At the Keith Memorial


Hecht and MacArthur again, taking sophisticated cracks at the newly popular cult of armchair communism, as practiced at intellectual colleges. This one is co-educational; the founder's daughter, a bored post-debutante, returns for more learning after a trip around the world, and falls in love with the arch-radical of the campus. Nothing is too red for her then, until she is kidnapped by one who embodies all radicalism within himself; rescued from his predicament by a trio of splendidly-played burlesque G-men, and returned to the arms of her incredibly rich father, through with bolshevism.

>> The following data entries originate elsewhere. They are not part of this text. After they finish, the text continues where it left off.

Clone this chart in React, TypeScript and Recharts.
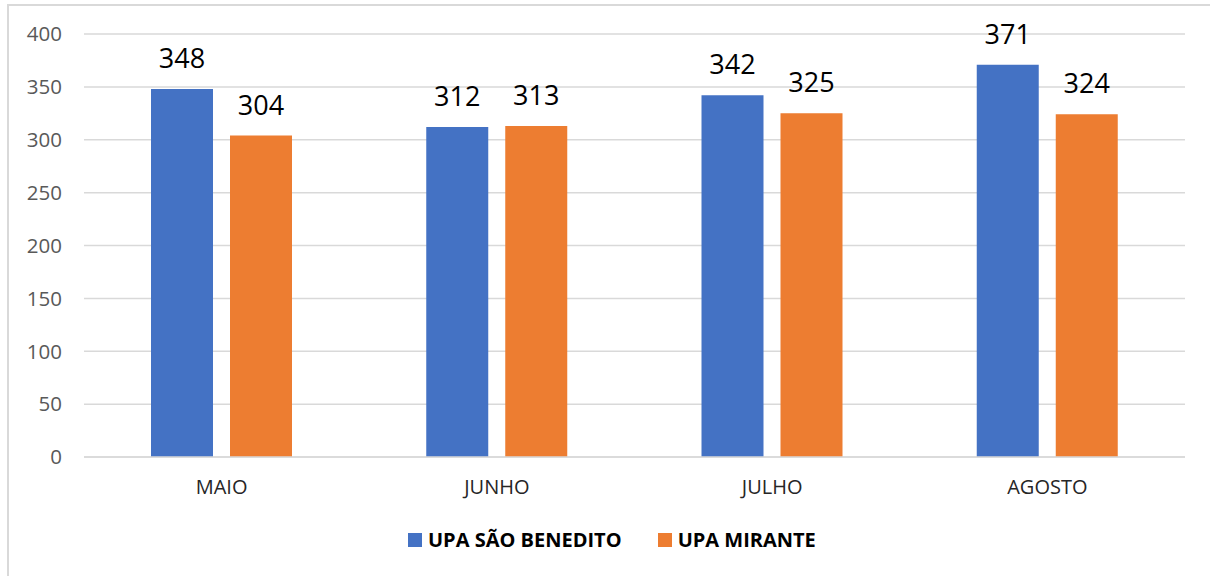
import { BarChart, Bar, XAxis, YAxis, CartesianGrid, LabelList } from "recharts";

const months = ["MAIO", "JUNHO", "JULHO", "AGOSTO"];
const saoBenedito = [348, 312, 342, 371];
const mirante = [304, 313, 325, 324];
const yTicks = [0, 50, 100, 150, 200, 250, 300, 350, 400];

const SERIES = [
  { key: "saoBenedito", name: "UPA SÃO BENEDITO", color: "#4472C4" },
  { key: "mirante", name: "UPA MIRANTE", color: "#ED7D31" },
];

const FONT = "'Open Sans', 'Noto Sans', sans-serif";

const data = months.map((m, i) => ({
  month: m,
  saoBenedito: saoBenedito[i],
  mirante: mirante[i],
}));

export default function App() {
  return (
    <div
      style={{
        position: "absolute",
        left: 0,
        top: 0,
        width: 1210,
        height: 576,
        overflow: "hidden",
        background: "#fff",
        fontFamily: FONT,
      }}
    >
      {/* frame, runs off the right and bottom edges like the source */}
      <div
        style={{
          position: "absolute",
          left: 7,
          top: 4,
          width: 1230,
          height: 600,
          border: "2px solid #d9d9d9",
          boxSizing: "border-box",
        }}
      />

      <div style={{ position: "absolute", left: 0, top: 0 }}>
        <BarChart
          width={1210}
          height={576}
          data={data}
          margin={{ top: 34, right: 25, left: 10, bottom: 0 }}
          barSize={62}
          barGap={17}
        >
          <CartesianGrid vertical={false} stroke="#d9d9d9" strokeWidth={1.5} />
          <XAxis
            dataKey="month"
            height={119}
            axisLine={{ stroke: "#d9d9d9", strokeWidth: 1.5 }}
            tickLine={false}
            tickMargin={17}
            tick={{ fill: "#262626", fontSize: 20, fontFamily: FONT }}
          />
          <YAxis
            width={74}
            domain={[0, 400]}
            ticks={yTicks}
            interval={0}
            axisLine={false}
            tickLine={false}
            tickMargin={16}
            tick={{ fill: "#595959", fontSize: 20.5, fontFamily: FONT }}
          />
          {SERIES.map((s) => (
            <Bar key={s.key} dataKey={s.key} name={s.name} fill={s.color} isAnimationActive={false}>
              <LabelList
                dataKey={s.key}
                position="top"
                offset={21}
                style={{ fill: "#000", fontSize: 27, fontFamily: FONT }}
              />
            </Bar>
          ))}
        </BarChart>
      </div>

      {/* legend */}
      <div
        style={{
          position: "absolute",
          left: 408,
          top: 526,
          display: "flex",
          alignItems: "center",
          gap: 36,
          fontWeight: 700,
          fontSize: 20,
          color: "#000",
        }}
      >
        {SERIES.map((s) => (
          <div key={s.key} style={{ display: "flex", alignItems: "center", gap: 6 }}>
            <span style={{ display: "inline-block", width: 14, height: 14, background: s.color }} />
            <span>{s.name}</span>
          </div>
        ))}
      </div>
    </div>
  );
}
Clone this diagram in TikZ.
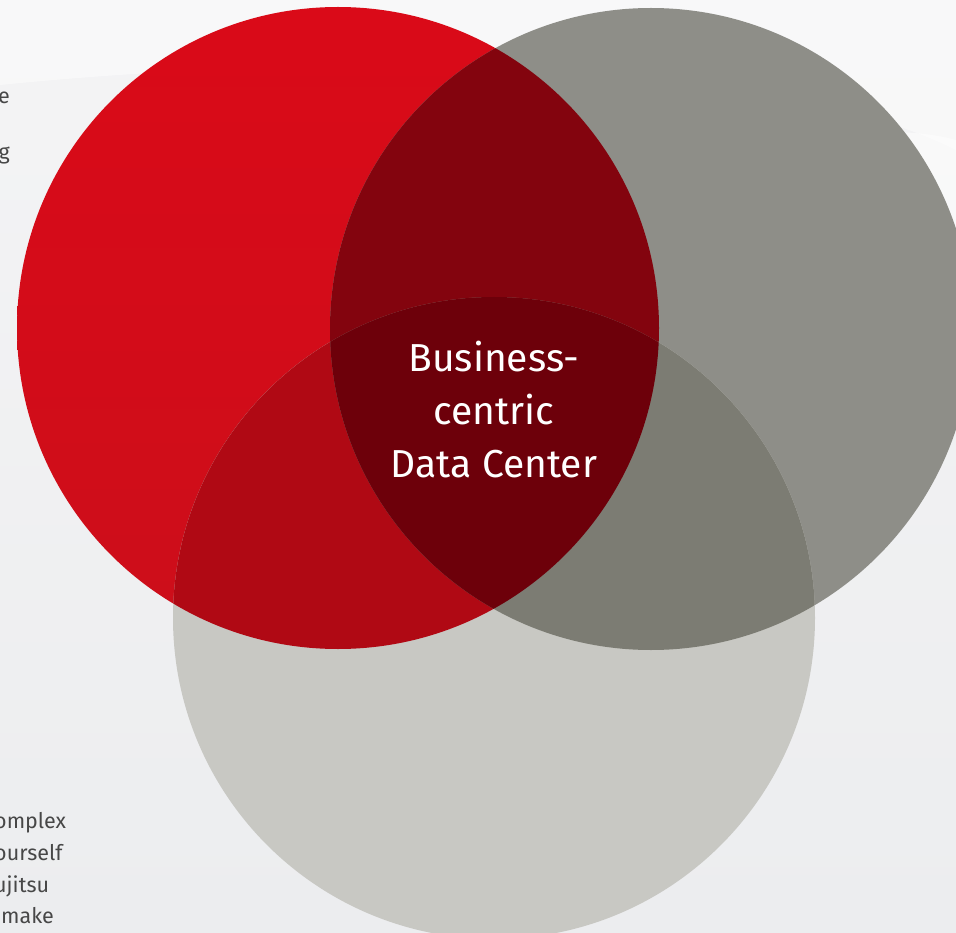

Walter Connolly is excellent as "Million-Dollar-Wolf" Craig alternately roaring at and soothing his spoiled daughter, Belinda, played by Mary Taylor, looking even more charming than she does on the pages of "VOGUE." John Harvard presents a sensitive young idealist as Bus" Jones, the college communist. The best performance is that of Lionel stander, who will be remembered for his work in another Hecht and MacArthur film, "The Scoundrel." He fills the role of Muglia, Belinda's kidnapper, who can carry Lenin and Stalin in his coat pocket, and still have room for Karl Marx; the scene in which he philosophizes to Belinda is worth the rest of the film. The picture on the whole, is not up to the standard of the famous team. However, besides being a telling commentary on a foolish fad, "Soak the Rich" is more than average entertainment.